Yesterday afternoon my choir sang at a wedding. We didn’t know the bride and groom at all, but it was still such a lovely experience. I have sung for several weddings and they always affect me the same way. I love the readings, the vows and the advice from the vicar, and seeing the emotion on the faces of the bride and groom, and their families.

This wedding had the most beautiful flowers, and it was interesting as some of the readings were in Portugese. I have never knowingly heard Portugese spoken before, and I didn’t understand a word of it!

It was interesting to watch the other choir members as the ceremony was conducted, particularly during the vows. There were some, particularly girls, who like me were smiling and watching the couple. There were others who were less interested – and one girl who fell asleep during the vicar’s address, which I have to admit I was unimpressed by. I think attending a wedding speaks to the part of my heart which longs to be married and hopes for a church wedding for myself some day. The catch in the bride’s voice as she said her vows told me that she was overwhelmed with feeling on a day she will remember for the rest of her life.

The hymn choices were fairly usual; we were amused by the choice of Jerusalem as a final hymn for a Latin American wedding, but it is a good uplifting hymn that most people know. We sang two lovely anthems and I was pleased that the congregation stayed quiet enough to hear them – often they chatter excitedly over the background noise of the choir.

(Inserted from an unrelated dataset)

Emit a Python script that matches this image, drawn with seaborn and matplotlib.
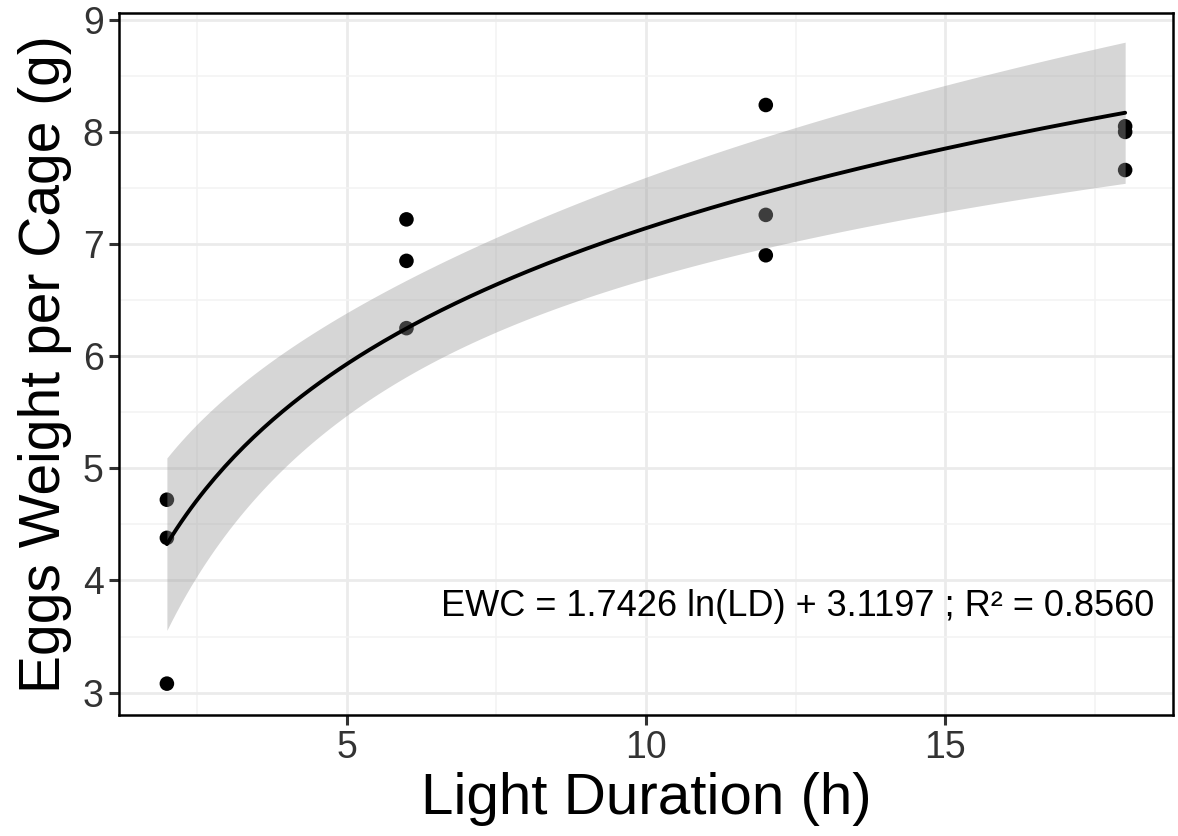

In a couple of weeks I will be attending a friend’s wedding. It will be the first time I’ve attended a friend’s wedding: a few other friends have got married but I didn’t attend the service. I haven’t even met her fiance properly but I’m confident that he is the right person for her. They met at church, and my friend has an inspiring strength of faith. I know she has prayed over her decision and is ready to take the step of committing herself to him for life.

Now I am back in my own life, attempting to pack up my room and keep straight in my head which things need to go where. I find packing very hard to cope with; living a rather transient life which requires me to move out of the place I’ve called home for 8 months every year puts a strain on my sense of security. As much as I try to remind myself that the only security is in God, I can’t help feeling that I would be better able to focus on God’s security if I weren’t surrounded by cardboard boxes! Some day I will have my own home, and I think that will feel wonderful.